The World Trade Organisation (WTO) has announced in a statement that Macau has formally accepted a multilateral agreement to ban subsidies that might contribute to overfishing, and thus protect fish stocks and marine life reserves, making it the 44th member to accept the deal.
Under the name of “Macao, China”, Macau is one of WTO’s 164 members in its capacity as a separate customs territory of the People’s Republic of China (PRC).
Friday’s statement said that the instrument of acceptance for the Agreement on Fisheries Subsidies was handed by the permanent representative of the Macau Special Administrative Region (MSAR) to the WTO, Lúcia Abrantes dos Santos, to Ngozi Okonjo-Iweala, director-general of the organisation, at its headquarters in Geneva last Thursday.
The Agreement on Fisheries Subsidies, adopted by consensus at the WTO’s 12th Ministerial Conference held in June 2022, sets to end subsidies for fishing on the unregulated high seas and prohibit support for illegal fishing, with the objective of remedying the widespread depletion of the world’s fish stocks. It is the first WTO agreement aimed at achieving environmentally sustainable development goals, according to the WTO official website.
The Agreement needs ratification from at least two-thirds of WTO’s members, i.e., 110 members, in order to come into effect.
The statement quoted Abrantes dos Santos as saying that “Macau has remained a strong supporter of a multilateral trading system, and it is our collective effort to contribute to the sustainability of the oceans.”
7 more members this week
On Monday, the WTO said in another statement that four days after Macau’s accession, seven more countries, namely Albania, Australia, Botswana, Cuba, Côte d’Ivoire, South Korea, and Saint Lucia have also accepted the Agreement, bringing the total number of WTO members that have acceded to the convention to 51, that is, 46 percent of what is needed for it to come into force.
In the statement, the WTO said that with the ratification by members cutting across a wide spectrum of geographic locations and development levels, this month has seen “a leap in the right direction” in the Agreement’s entry into force, which is “critical to global food security and environmental stability.
The statement added that additional provisions would be made in its next Ministerial Conference in Abu Dhabi, slated for February 2024, in order to further enhance the disciplines of the Agreement.

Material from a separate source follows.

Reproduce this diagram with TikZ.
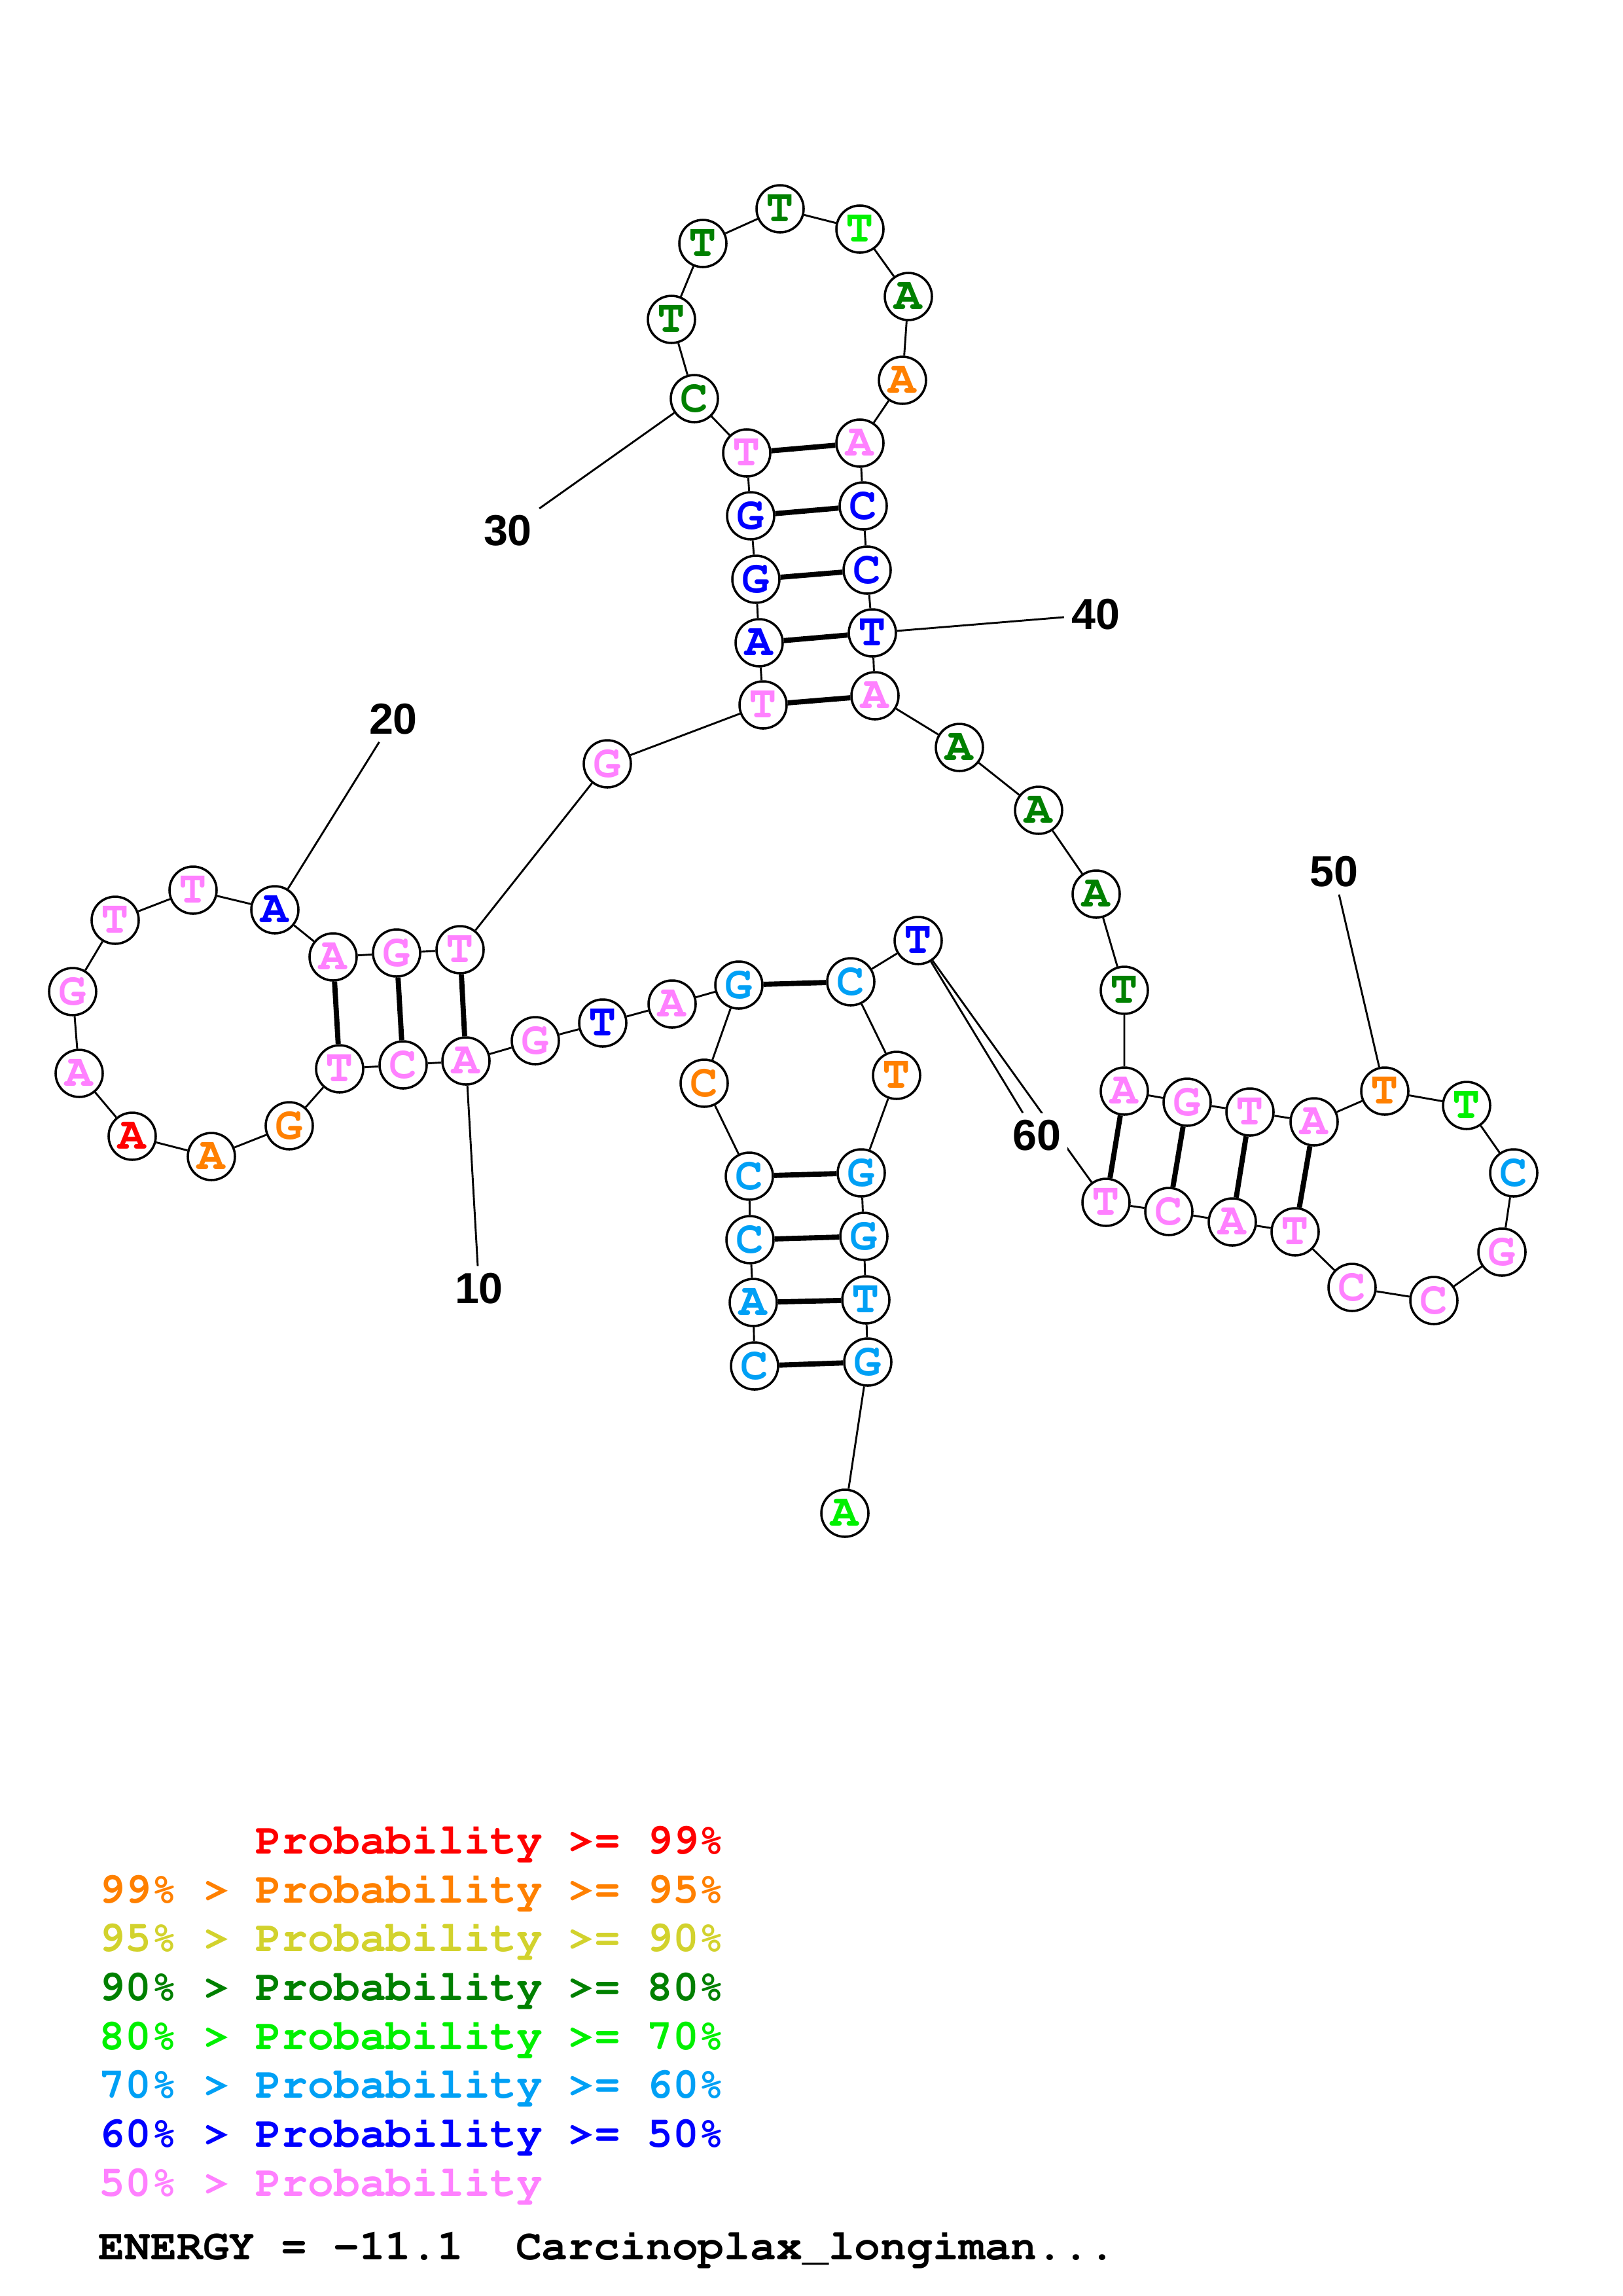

This file photo released by the World Trade Organisation (WTO) on Friday shows the permanent representative of the Macau SAR to the WTO, Lúcia Abrantes dos Santos (left), handing Macau’s instrument of acceptance of the Agreement on Fisheries Subsidies to WTO General-Director Ngozi Okonjo-Iweala in Geneva on the previous day. The MSAR is a WTO member in its capacity as a separate customs territory of China.